Partitioning Edge-Coloured Complete Symmetric Digraphs into Monochromatic Complete Subgraphs

TL;DR

This paper constructs a specific 2-colouring of an infinite complete symmetric digraph where monochromatic paths have zero density, and establishes covering and stability results for colourings with restricted path lengths.

Contribution

It provides the first example of a 2-colouring with zero density monochromatic paths and proves covering and stability theorems for multi-coloured infinite digraphs with path length restrictions.

Findings

Constructed a 2-colouring with zero density monochromatic paths.

Proved that graphs with no long monochromatic paths can be covered by a bounded number of monochromatic subgraphs.
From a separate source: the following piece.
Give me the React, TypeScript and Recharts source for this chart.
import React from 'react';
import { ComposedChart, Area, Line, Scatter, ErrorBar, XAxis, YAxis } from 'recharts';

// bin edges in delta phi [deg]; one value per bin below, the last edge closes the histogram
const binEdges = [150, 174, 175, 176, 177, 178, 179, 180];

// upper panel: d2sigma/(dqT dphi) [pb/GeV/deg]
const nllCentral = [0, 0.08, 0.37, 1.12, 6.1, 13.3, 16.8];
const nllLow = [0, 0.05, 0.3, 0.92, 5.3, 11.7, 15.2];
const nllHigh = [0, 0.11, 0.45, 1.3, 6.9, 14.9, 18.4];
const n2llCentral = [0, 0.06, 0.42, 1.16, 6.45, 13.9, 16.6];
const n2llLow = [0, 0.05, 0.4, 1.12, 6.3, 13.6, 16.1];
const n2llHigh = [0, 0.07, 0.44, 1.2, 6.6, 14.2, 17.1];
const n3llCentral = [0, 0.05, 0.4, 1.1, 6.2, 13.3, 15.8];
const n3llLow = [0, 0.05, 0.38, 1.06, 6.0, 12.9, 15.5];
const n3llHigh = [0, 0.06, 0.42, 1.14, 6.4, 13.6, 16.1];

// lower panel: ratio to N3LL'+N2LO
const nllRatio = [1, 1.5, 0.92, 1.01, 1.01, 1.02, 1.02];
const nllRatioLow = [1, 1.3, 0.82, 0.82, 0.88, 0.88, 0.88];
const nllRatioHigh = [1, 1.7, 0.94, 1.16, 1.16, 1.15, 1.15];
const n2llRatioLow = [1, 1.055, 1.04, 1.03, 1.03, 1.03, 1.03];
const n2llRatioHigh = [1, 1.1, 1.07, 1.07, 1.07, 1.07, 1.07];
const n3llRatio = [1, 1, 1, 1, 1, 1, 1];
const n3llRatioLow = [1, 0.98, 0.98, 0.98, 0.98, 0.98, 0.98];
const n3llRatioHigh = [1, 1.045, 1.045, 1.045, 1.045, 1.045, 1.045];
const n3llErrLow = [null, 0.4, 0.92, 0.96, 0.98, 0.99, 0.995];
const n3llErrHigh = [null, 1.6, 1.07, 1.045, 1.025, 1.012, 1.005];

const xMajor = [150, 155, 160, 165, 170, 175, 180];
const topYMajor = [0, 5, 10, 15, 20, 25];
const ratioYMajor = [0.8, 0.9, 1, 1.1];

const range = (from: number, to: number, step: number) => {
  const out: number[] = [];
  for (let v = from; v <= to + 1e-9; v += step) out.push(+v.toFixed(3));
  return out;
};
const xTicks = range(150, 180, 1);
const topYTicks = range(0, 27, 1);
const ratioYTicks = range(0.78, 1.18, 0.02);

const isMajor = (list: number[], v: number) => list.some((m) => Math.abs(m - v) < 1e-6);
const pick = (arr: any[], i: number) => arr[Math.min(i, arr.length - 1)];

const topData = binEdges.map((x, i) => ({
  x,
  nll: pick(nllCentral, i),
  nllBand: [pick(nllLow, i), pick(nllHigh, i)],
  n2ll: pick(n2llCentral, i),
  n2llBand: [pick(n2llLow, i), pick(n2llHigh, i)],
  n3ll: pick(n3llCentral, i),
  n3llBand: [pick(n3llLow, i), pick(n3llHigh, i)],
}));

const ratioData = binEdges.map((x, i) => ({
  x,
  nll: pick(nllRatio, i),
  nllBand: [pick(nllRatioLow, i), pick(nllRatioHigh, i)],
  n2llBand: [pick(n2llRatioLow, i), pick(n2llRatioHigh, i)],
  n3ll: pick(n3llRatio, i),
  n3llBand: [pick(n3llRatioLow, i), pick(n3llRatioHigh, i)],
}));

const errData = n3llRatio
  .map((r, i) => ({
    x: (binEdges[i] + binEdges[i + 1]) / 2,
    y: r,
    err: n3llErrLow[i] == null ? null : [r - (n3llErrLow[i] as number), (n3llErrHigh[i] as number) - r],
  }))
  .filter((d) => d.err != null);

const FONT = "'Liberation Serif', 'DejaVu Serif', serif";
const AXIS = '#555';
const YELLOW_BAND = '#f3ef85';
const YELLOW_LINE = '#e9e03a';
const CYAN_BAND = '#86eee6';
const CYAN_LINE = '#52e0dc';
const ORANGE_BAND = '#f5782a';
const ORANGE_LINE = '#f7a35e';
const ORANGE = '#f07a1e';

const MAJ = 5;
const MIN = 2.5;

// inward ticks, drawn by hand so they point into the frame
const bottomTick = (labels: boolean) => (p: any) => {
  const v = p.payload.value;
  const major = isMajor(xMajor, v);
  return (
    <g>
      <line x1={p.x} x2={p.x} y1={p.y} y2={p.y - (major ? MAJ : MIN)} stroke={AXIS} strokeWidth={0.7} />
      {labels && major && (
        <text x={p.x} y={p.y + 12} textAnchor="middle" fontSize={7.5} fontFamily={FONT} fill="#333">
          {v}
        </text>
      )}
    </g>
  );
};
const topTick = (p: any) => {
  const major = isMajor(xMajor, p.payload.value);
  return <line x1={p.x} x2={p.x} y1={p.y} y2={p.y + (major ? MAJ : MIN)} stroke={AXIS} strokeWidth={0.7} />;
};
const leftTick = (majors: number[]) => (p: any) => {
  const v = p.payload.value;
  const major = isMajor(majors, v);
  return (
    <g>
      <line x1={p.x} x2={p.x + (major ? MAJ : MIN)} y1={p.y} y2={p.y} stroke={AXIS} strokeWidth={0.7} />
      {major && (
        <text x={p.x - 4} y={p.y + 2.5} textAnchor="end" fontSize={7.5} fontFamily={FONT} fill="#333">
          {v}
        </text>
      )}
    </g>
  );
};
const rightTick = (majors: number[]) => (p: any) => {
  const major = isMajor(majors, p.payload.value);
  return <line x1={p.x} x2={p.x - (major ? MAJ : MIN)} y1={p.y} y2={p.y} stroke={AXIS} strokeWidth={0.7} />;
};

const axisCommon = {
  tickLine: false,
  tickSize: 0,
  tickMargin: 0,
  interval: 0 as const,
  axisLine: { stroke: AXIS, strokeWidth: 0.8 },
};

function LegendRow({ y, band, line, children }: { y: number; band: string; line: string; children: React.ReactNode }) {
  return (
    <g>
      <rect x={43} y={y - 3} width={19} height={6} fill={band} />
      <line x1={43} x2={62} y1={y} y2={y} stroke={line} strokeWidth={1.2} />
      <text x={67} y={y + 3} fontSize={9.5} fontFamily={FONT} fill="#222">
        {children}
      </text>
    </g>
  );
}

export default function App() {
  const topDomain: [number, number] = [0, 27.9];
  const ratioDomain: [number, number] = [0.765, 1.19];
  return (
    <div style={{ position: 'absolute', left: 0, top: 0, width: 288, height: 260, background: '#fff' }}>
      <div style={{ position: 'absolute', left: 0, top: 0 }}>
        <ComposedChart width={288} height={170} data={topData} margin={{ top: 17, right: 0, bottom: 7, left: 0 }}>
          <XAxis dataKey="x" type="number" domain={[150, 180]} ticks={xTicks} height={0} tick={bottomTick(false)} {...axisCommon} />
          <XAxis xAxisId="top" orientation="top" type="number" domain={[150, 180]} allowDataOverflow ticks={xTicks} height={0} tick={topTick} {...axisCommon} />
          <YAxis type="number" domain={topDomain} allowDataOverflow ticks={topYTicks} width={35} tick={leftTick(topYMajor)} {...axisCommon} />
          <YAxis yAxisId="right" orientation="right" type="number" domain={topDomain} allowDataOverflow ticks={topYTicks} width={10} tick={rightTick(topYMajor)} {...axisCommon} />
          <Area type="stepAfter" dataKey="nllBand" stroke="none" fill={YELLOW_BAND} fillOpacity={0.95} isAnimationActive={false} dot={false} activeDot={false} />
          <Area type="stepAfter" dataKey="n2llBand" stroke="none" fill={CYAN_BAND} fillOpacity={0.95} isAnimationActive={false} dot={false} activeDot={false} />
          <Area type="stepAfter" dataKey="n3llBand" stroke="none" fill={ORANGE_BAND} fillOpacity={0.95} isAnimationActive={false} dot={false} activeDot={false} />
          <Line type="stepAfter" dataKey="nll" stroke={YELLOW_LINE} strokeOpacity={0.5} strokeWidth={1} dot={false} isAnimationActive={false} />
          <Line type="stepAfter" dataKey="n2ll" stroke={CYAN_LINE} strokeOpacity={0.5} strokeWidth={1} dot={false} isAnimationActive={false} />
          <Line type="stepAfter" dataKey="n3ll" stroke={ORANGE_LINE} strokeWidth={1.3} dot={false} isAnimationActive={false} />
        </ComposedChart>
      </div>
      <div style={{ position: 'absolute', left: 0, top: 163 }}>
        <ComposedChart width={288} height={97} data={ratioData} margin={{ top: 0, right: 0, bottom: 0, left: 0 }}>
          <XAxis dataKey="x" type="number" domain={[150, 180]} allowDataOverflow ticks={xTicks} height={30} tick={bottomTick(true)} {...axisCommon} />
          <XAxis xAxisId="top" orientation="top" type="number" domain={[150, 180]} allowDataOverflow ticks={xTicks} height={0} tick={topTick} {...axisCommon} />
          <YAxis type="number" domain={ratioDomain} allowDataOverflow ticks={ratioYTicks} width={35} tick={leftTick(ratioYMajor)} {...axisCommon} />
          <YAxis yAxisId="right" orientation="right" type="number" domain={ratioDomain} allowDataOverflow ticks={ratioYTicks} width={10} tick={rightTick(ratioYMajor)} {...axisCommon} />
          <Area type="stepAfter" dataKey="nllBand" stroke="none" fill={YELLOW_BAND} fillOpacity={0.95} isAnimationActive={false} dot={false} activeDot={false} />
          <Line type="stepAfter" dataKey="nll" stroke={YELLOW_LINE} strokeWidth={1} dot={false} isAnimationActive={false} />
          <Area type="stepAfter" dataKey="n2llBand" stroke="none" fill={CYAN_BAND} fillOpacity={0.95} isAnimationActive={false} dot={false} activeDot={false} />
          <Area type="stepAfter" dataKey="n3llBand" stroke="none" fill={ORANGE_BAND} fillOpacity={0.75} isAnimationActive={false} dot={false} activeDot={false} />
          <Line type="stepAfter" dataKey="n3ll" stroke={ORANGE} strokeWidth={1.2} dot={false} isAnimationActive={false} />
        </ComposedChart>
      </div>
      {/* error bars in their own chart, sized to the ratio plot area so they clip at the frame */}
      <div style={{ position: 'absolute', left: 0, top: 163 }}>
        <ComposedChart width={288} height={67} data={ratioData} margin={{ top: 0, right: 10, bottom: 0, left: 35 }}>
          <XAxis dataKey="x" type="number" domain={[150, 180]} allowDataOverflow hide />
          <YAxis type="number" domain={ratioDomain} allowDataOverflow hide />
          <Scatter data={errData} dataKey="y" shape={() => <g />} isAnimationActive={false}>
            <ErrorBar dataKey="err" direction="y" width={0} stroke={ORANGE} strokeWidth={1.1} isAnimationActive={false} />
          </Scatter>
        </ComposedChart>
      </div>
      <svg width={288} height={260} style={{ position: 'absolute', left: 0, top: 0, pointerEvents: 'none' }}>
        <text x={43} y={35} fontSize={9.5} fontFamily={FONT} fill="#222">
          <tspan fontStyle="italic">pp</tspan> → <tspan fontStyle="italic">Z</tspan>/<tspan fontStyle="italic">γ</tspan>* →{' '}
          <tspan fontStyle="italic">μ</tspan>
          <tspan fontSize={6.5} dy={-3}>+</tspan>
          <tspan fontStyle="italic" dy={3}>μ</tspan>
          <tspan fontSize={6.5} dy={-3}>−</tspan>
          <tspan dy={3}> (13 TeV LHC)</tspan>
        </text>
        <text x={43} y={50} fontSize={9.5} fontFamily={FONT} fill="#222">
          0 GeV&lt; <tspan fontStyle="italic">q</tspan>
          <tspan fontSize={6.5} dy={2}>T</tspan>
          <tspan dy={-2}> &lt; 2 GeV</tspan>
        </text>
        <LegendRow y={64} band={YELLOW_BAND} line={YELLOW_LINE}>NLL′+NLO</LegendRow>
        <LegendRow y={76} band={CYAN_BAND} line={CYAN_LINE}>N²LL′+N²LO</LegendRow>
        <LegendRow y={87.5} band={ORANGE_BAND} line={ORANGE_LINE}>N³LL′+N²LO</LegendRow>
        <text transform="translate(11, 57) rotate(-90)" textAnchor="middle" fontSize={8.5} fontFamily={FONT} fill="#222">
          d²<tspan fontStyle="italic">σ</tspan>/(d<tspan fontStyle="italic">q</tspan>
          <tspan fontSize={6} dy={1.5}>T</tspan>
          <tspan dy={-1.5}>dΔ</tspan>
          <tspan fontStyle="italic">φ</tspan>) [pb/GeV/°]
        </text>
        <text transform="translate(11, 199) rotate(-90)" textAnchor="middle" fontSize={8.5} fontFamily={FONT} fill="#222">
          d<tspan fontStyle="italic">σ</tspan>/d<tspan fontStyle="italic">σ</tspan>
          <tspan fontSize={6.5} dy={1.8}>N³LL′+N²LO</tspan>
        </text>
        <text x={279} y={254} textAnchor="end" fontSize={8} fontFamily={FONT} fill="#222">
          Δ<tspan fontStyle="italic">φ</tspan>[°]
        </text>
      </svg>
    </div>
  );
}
Established a stability result showing the colouring is nearly unique under density constraints.

Abstract

Let $K_{\mathbb{N}}$ be the complete symmetric digraph on the positive integers. Answering a question of DeBiasio and McKenney, we construct a $2$-colouring of the edges of $K_{\mathbb{N}}$ in which every monochromatic path has density~$0$. However, if we restrict the length of monochromatic paths in one colour, then no example as above can exist: We show that every $(r+1)$-edge-coloured complete symmetric digraph (of arbitrary infinite cardinality) containing no directed paths of edge-length $\ell_i$ for any colour $i\leq r$ can be covered by $\prod_{i\leq r} \ell_i$ pairwise disjoint monochromatic complete symmetric digraphs in colour $r+1$. Furthermore, we present a stability version for the countable case of the latter result: We prove that the edge-colouring is uniquely determined on a large subgraph, as soon as the upper density of monochromatic paths in colour $r+1$ is bounded by $\prod_{i\in [r]}\frac{1}{\ell_i}$.